Scientists detect oxygen in noxious atmosphere of Venus

Oxygen accounts for about 21 percent of Earth's air, with the rest of our atmosphere primarily nitrogen. And most living things - including people, as we well know - need oxygen to survive.
Earth's planetary neighbor Venus offers quite a different story. Its thick and noxious atmosphere is dominated by carbon dioxide - 96.5 percent - with lesser amounts of nitrogen and trace gases. Oxygen is nearly absent. In fact, with Venus getting far less scientific attention than other planets such as Mars, the direct detection of its oxygen has remained difficult.
Using an instrument aboard the SOFIA airborne observatory - a Boeing 747SP aircraft modified to carry an infrared telescope in a joint project between Nasa and the German Aerospace Center - scientists have now detected atomic oxygen in a thin layer sandwiched between two other layers of the Venusian atmosphere.

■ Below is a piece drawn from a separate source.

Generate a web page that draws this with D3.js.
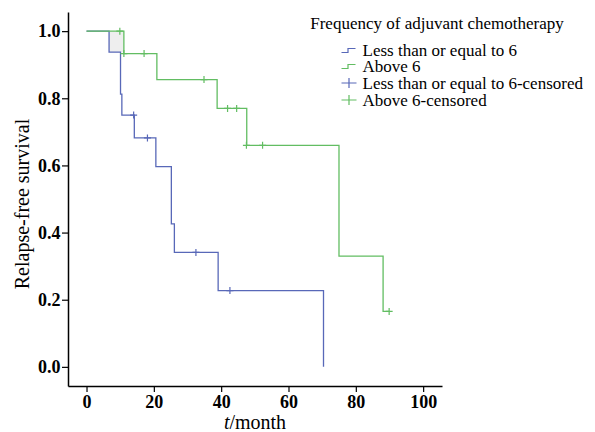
<!DOCTYPE html>
<html>
<head>
<meta charset="utf-8">
<script src="https://cdn.jsdelivr.net/npm/d3@7"></script>
<style>
  body { margin: 0; background: #fff; }
</style>
</head>
<body>
<div id="chart"></div>
<script>
// Step points: [time, survival after drop]
const lowTimes = [0, 6.7, 10.1, 10.5, 14.2, 20.6, 25.2, 26.1, 39.1, 70.4];
const lowSurv = [1.0, 0.9375, 0.8125, 0.75, 0.6818, 0.5966, 0.4261, 0.3409, 0.2273, 0.0];
const lowEnd = 70.4;
const lowCensT = [14.0, 18.1, 32.5, 42.6];
const lowCensS = [0.75, 0.6818, 0.3409, 0.2273];

const highTimes = [0, 11.1, 20.9, 38.8, 47.6, 75.0, 88.1];
const highSurv = [1.0, 0.9333, 0.8556, 0.7698, 0.6598, 0.3299, 0.165];
const highEnd = 89.9;
const highCensT = [9.9, 11.1, 17.1, 34.9, 41.9, 44.6, 47.5, 52.3, 89.9];
const highCensS = [1.0, 0.9333, 0.9333, 0.8556, 0.7698, 0.7698, 0.6598, 0.6598, 0.165];

const xTicks = [0, 20, 40, 60, 80, 100];
const yTicks = [0, 0.2, 0.4, 0.6, 0.8, 1.0];
const legendTitle = "Frequency of adjuvant chemotherapy";
const legendLabels = ["Less than or equal to 6", "Above 6",
  "Less than or equal to 6-censored", "Above 6-censored"];

const BLUE = "#5868b8";
const GREEN = "#62bd62";
const SERIF = "'Liberation Serif', 'Times New Roman', serif";

const W = 595, H = 432;
const margin = { left: 68, right: 153, top: 12, bottom: 46 };

const svg = d3.select("#chart").append("svg")
  .attr("width", W).attr("height", H)
  .style("font-family", SERIF);

const x = d3.scaleLinear().domain([-5.5, 105.6])
  .range([margin.left, W - margin.right]);
const y = d3.scaleLinear().domain([-0.057, 1.057])
  .range([H - margin.bottom, margin.top]);

function stepPoints(times, surv, end) {
  const pts = [];
  times.forEach((t, i) => {
    if (i > 0) pts.push([t, surv[i - 1]]);
    pts.push([t, surv[i]]);
  });
  const last = surv[surv.length - 1];
  if (end > times[times.length - 1]) pts.push([end, last]);
  return pts;
}

const line = d3.line().x(d => x(d[0])).y(d => y(d[1]));

// light shading where the curves first separate
svg.append("rect")
  .attr("x", x(lowTimes[1])).attr("y", y(1.0))
  .attr("width", x(highTimes[1]) - x(lowTimes[1]))
  .attr("height", y(lowSurv[1]) - y(1.0))
  .attr("fill", "#eeeeee");

svg.append("path")
  .datum(stepPoints(lowTimes, lowSurv, lowEnd))
  .attr("d", line).attr("fill", "none")
  .attr("stroke", BLUE).attr("stroke-width", 1.3);

svg.append("path")
  .datum(stepPoints(highTimes, highSurv, highEnd))
  .attr("d", line).attr("fill", "none")
  .attr("stroke", GREEN).attr("stroke-width", 1.3);

function censors(ts, ss, color) {
  svg.append("g").selectAll("path")
    .data(ts.map((t, i) => [t, ss[i]]))
    .join("path")
    .attr("d", d => `M${x(d[0]) - 3.5},${y(d[1])}h7M${x(d[0])},${y(d[1]) - 3.5}v7`)
    .attr("stroke", color).attr("stroke-width", 1.2);
}
censors(lowCensT, lowCensS, BLUE);
censors(highCensT, highCensS, GREEN);

// axes
const xAxis = svg.append("g")
  .attr("transform", `translate(0,${H - margin.bottom})`)
  .call(d3.axisBottom(x).tickValues(xTicks).tickSize(6).tickPadding(3).tickSizeOuter(0));
const yAxis = svg.append("g")
  .attr("transform", `translate(${margin.left},0)`)
  .call(d3.axisLeft(y).tickValues(yTicks).tickFormat(d3.format(".1f"))
    .tickSize(6).tickPadding(1.5).tickSizeOuter(0));

[xAxis, yAxis].forEach(g => {
  g.attr("font-family", null);
  g.select(".domain").attr("stroke", "#000").attr("stroke-width", 1.5);
  g.selectAll(".tick line").attr("stroke", "#000").attr("stroke-width", 1.2);
  g.selectAll(".tick text")
    .style("font-family", SERIF)
    .style("font-size", "18px").style("font-weight", "bold").attr("fill", "#000");
});

svg.append("text")
  .attr("transform", `translate(29,${(margin.top + H - margin.bottom) / 2 + 5}) rotate(-90)`)
  .attr("text-anchor", "middle")
  .style("font-family", SERIF)
  .style("font-size", "20px")
  .text("Relapse-free survival");

const xt = svg.append("text")
  .attr("x", (margin.left + W - margin.right) / 2).attr("y", 429)
  .attr("text-anchor", "middle")
  .style("font-family", SERIF)
  .style("font-size", "20px");
xt.append("tspan").style("font-style", "italic").text("t");
xt.append("tspan").text("/month");

// legend
const legend = svg.append("g");
legend.append("text")
  .attr("x", 437).attr("y", 29).attr("text-anchor", "middle")
  .style("font-family", SERIF)
  .style("font-size", "17px")
  .text(legendTitle);

const rowY = [50.5, 66.5, 83, 100];
const colors = [BLUE, GREEN, BLUE, GREEN];
legendLabels.forEach((lab, i) => {
  const cy = rowY[i];
  if (i < 2) {
    legend.append("path")
      .attr("d", `M341.5,${cy + 2}h6.5v-4h7.5`)
      .attr("fill", "none").attr("stroke", colors[i]).attr("stroke-width", 1.2);
  } else {
    legend.append("path")
      .attr("d", `M341.5,${cy}h15M349,${cy - 5}v10`)
      .attr("stroke", colors[i]).attr("stroke-width", 1.2);
  }
  legend.append("text")
    .attr("x", 362.5).attr("y", cy + 5.5)
    .style("font-family", SERIF)
    .style("font-size", "17px")
    .text(lab);
});
</script>
</body>
</html>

They noted that this atomic oxygen, which consists of a single oxygen atom, differs from molecular oxygen, which consists of two oxygen atoms and is breathable.
The researchers directly detected oxygen for the first time on the side of Venus facing the sun - where it actually is produced in the atmosphere - as well as detecting it on the side facing away from the sun, where it previously was spotted by a ground-based telescope in Hawaii. Venus rotates much more slowly than Earth.
"The Venus atmosphere is very dense. The composition is also very different from Earth," said German Aerospace Center physicist Heinz-Wilhelm Hübers, lead author of the study published in the journal Nature Communications.
The thick atmosphere on the second planet from the sun traps in heat in a runaway greenhouse effect.
"Venus is not hospitable, at least for organisms we know from Earth," Hübers added.
The oxygen is produced on the planet's day side by ultraviolet radiation from the sun that breaks down atmospheric carbon dioxide and carbon monoxide into oxygen atoms and other chemicals, the researchers said. Some of the oxygen is then transported by winds to the Venusian night side.
"This detection of atomic oxygen on Venus is direct proof for the action of photochemistry - triggered by solar UV radiation - and for the transport of its products by the winds of Venus' atmosphere," said astrophysicist and study co-author Helmut Wiesemeyer of the Max Planck Institute for Radio Astronomy in Germany.
"On Earth, our life-protecting stratospheric ozone layer represents a well-known example of such photochemistry," Wiesemeyer added.